REQUIREMENTS.
Skip the pictures. Reproduce all other material exactly.

— Start of RECORDED DATA —

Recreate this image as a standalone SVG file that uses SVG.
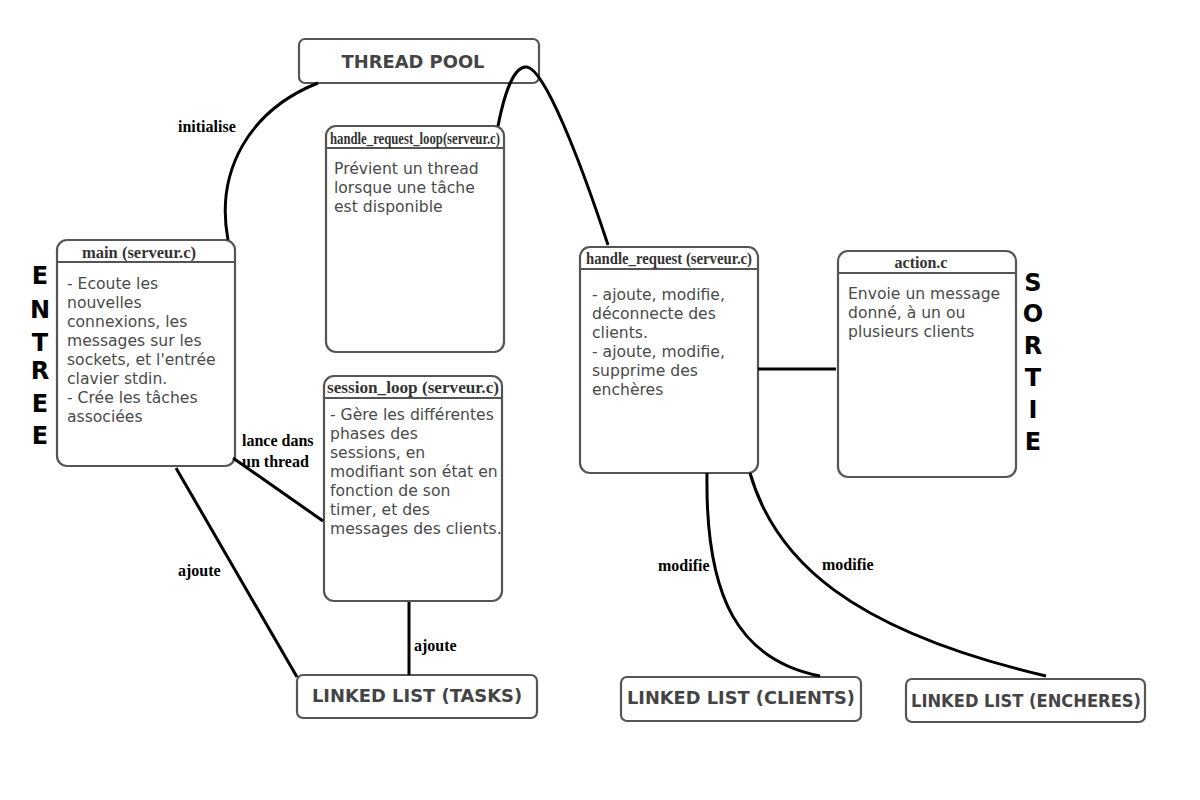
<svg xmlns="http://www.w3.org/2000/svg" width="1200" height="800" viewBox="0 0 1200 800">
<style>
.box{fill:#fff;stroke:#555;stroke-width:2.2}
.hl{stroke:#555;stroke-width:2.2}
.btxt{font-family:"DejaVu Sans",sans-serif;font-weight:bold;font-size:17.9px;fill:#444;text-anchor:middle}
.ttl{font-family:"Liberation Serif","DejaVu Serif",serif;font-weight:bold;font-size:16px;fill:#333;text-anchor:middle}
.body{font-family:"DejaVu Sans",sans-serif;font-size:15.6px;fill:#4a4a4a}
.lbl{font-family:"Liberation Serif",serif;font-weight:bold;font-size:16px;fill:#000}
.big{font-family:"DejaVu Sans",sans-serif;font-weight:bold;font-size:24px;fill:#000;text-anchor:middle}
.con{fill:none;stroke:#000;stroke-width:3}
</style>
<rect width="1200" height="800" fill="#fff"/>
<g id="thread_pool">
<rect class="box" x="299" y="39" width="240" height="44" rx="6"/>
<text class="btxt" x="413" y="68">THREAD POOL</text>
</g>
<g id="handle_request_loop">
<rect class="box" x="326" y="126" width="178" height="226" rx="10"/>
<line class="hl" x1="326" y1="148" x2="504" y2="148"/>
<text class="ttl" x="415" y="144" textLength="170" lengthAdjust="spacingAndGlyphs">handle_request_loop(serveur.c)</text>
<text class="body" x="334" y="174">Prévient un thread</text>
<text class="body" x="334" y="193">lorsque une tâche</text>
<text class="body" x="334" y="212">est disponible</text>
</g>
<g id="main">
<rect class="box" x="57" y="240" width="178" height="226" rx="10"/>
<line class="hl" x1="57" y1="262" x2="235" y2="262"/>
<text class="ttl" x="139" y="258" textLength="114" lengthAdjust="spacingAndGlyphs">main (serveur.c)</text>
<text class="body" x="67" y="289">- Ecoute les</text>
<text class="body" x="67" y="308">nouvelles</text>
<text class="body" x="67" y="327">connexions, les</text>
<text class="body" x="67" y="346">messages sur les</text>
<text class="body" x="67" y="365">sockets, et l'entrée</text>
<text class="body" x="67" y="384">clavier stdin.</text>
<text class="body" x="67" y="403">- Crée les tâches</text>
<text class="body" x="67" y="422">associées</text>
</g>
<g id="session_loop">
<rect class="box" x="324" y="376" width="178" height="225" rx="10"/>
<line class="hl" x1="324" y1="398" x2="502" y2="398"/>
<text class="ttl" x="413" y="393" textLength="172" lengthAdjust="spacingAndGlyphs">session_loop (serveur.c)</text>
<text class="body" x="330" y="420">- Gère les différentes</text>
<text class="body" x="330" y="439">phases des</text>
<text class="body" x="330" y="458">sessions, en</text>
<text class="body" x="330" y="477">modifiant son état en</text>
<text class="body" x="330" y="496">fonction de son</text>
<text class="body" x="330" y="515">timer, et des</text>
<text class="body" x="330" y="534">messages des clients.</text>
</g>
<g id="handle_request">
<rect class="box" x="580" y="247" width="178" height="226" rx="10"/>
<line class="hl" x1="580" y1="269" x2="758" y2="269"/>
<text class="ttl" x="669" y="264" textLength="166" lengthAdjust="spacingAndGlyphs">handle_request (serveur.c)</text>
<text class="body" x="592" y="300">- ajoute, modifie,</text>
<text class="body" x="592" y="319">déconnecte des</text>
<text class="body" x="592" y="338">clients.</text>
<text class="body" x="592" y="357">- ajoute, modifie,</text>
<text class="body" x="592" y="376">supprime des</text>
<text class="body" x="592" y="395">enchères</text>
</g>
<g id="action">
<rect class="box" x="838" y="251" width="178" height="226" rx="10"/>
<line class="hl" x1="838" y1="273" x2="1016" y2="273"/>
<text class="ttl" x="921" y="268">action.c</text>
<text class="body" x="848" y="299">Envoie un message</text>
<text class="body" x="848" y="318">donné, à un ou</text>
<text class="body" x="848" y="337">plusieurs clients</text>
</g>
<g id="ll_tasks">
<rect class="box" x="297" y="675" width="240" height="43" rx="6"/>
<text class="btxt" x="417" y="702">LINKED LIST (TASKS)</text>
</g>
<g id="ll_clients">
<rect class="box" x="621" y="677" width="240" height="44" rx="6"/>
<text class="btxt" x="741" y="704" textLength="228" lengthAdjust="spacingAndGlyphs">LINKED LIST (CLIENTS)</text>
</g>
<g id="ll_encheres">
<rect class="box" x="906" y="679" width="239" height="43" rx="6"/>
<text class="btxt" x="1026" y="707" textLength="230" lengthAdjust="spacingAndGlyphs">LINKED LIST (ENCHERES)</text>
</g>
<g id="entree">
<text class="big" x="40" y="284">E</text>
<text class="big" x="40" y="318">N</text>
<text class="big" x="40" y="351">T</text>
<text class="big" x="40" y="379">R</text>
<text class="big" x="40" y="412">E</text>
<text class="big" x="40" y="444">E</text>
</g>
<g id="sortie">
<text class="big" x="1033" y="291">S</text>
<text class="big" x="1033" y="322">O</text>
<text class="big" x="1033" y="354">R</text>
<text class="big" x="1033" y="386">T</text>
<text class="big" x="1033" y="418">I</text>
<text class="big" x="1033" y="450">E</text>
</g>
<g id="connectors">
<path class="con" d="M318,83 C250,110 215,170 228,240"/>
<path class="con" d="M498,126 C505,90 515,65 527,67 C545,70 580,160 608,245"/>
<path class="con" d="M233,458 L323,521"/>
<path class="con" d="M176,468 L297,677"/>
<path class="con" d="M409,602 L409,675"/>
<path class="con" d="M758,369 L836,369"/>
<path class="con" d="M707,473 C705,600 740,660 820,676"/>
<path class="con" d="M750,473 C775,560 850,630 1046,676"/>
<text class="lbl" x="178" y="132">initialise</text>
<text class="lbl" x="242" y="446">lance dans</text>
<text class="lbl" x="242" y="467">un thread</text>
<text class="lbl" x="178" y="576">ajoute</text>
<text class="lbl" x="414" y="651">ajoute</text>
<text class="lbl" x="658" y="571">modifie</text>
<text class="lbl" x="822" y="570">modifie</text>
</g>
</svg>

— End of RECORDED DATA —

FULL RESPONSE.
Recreate this image as a standalone SVG file that uses SVG.
<svg xmlns="http://www.w3.org/2000/svg" width="1200" height="800" viewBox="0 0 1200 800">
<style>
.box{fill:#fff;stroke:#555;stroke-width:2.2}
.hl{stroke:#555;stroke-width:2.2}
.btxt{font-family:"DejaVu Sans",sans-serif;font-weight:bold;font-size:17.9px;fill:#444;text-anchor:middle}
.ttl{font-family:"Liberation Serif","DejaVu Serif",serif;font-weight:bold;font-size:16px;fill:#333;text-anchor:middle}
.body{font-family:"DejaVu Sans",sans-serif;font-size:15.6px;fill:#4a4a4a}
.lbl{font-family:"Liberation Serif",serif;font-weight:bold;font-size:16px;fill:#000}
.big{font-family:"DejaVu Sans",sans-serif;font-weight:bold;font-size:24px;fill:#000;text-anchor:middle}
.con{fill:none;stroke:#000;stroke-width:3}
</style>
<rect width="1200" height="800" fill="#fff"/>
<g id="thread_pool">
<rect class="box" x="299" y="39" width="240" height="44" rx="6"/>
<text class="btxt" x="413" y="68">THREAD POOL</text>
</g>
<g id="handle_request_loop">
<rect class="box" x="326" y="126" width="178" height="226" rx="10"/>
<line class="hl" x1="326" y1="148" x2="504" y2="148"/>
<text class="ttl" x="415" y="144" textLength="170" lengthAdjust="spacingAndGlyphs">handle_request_loop(serveur.c)</text>
<text class="body" x="334" y="174">Prévient un thread</text>
<text class="body" x="334" y="193">lorsque une tâche</text>
<text class="body" x="334" y="212">est disponible</text>
</g>
<g id="main">
<rect class="box" x="57" y="240" width="178" height="226" rx="10"/>
<line class="hl" x1="57" y1="262" x2="235" y2="262"/>
<text class="ttl" x="139" y="258" textLength="114" lengthAdjust="spacingAndGlyphs">main (serveur.c)</text>
<text class="body" x="67" y="289">- Ecoute les</text>
<text class="body" x="67" y="308">nouvelles</text>
<text class="body" x="67" y="327">connexions, les</text>
<text class="body" x="67" y="346">messages sur les</text>
<text class="body" x="67" y="365">sockets, et l'entrée</text>
<text class="body" x="67" y="384">clavier stdin.</text>
<text class="body" x="67" y="403">- Crée les tâches</text>
<text class="body" x="67" y="422">associées</text>
</g>
<g id="session_loop">
<rect class="box" x="324" y="376" width="178" height="225" rx="10"/>
<line class="hl" x1="324" y1="398" x2="502" y2="398"/>
<text class="ttl" x="413" y="393" textLength="172" lengthAdjust="spacingAndGlyphs">session_loop (serveur.c)</text>
<text class="body" x="330" y="420">- Gère les différentes</text>
<text class="body" x="330" y="439">phases des</text>
<text class="body" x="330" y="458">sessions, en</text>
<text class="body" x="330" y="477">modifiant son état en</text>
<text class="body" x="330" y="496">fonction de son</text>
<text class="body" x="330" y="515">timer, et des</text>
<text class="body" x="330" y="534">messages des clients.</text>
</g>
<g id="handle_request">
<rect class="box" x="580" y="247" width="178" height="226" rx="10"/>
<line class="hl" x1="580" y1="269" x2="758" y2="269"/>
<text class="ttl" x="669" y="264" textLength="166" lengthAdjust="spacingAndGlyphs">handle_request (serveur.c)</text>
<text class="body" x="592" y="300">- ajoute, modifie,</text>
<text class="body" x="592" y="319">déconnecte des</text>
<text class="body" x="592" y="338">clients.</text>
<text class="body" x="592" y="357">- ajoute, modifie,</text>
<text class="body" x="592" y="376">supprime des</text>
<text class="body" x="592" y="395">enchères</text>
</g>
<g id="action">
<rect class="box" x="838" y="251" width="178" height="226" rx="10"/>
<line class="hl" x1="838" y1="273" x2="1016" y2="273"/>
<text class="ttl" x="921" y="268">action.c</text>
<text class="body" x="848" y="299">Envoie un message</text>
<text class="body" x="848" y="318">donné, à un ou</text>
<text class="body" x="848" y="337">plusieurs clients</text>
</g>
<g id="ll_tasks">
<rect class="box" x="297" y="675" width="240" height="43" rx="6"/>
<text class="btxt" x="417" y="702">LINKED LIST (TASKS)</text>
</g>
<g id="ll_clients">
<rect class="box" x="621" y="677" width="240" height="44" rx="6"/>
<text class="btxt" x="741" y="704" textLength="228" lengthAdjust="spacingAndGlyphs">LINKED LIST (CLIENTS)</text>
</g>
<g id="ll_encheres">
<rect class="box" x="906" y="679" width="239" height="43" rx="6"/>
<text class="btxt" x="1026" y="707" textLength="230" lengthAdjust="spacingAndGlyphs">LINKED LIST (ENCHERES)</text>
</g>
<g id="entree">
<text class="big" x="40" y="284">E</text>
<text class="big" x="40" y="318">N</text>
<text class="big" x="40" y="351">T</text>
<text class="big" x="40" y="379">R</text>
<text class="big" x="40" y="412">E</text>
<text class="big" x="40" y="444">E</text>
</g>
<g id="sortie">
<text class="big" x="1033" y="291">S</text>
<text class="big" x="1033" y="322">O</text>
<text class="big" x="1033" y="354">R</text>
<text class="big" x="1033" y="386">T</text>
<text class="big" x="1033" y="418">I</text>
<text class="big" x="1033" y="450">E</text>
</g>
<g id="connectors">
<path class="con" d="M318,83 C250,110 215,170 228,240"/>
<path class="con" d="M498,126 C505,90 515,65 527,67 C545,70 580,160 608,245"/>
<path class="con" d="M233,458 L323,521"/>
<path class="con" d="M176,468 L297,677"/>
<path class="con" d="M409,602 L409,675"/>
<path class="con" d="M758,369 L836,369"/>
<path class="con" d="M707,473 C705,600 740,660 820,676"/>
<path class="con" d="M750,473 C775,560 850,630 1046,676"/>
<text class="lbl" x="178" y="132">initialise</text>
<text class="lbl" x="242" y="446">lance dans</text>
<text class="lbl" x="242" y="467">un thread</text>
<text class="lbl" x="178" y="576">ajoute</text>
<text class="lbl" x="414" y="651">ajoute</text>
<text class="lbl" x="658" y="571">modifie</text>
<text class="lbl" x="822" y="570">modifie</text>
</g>
</svg>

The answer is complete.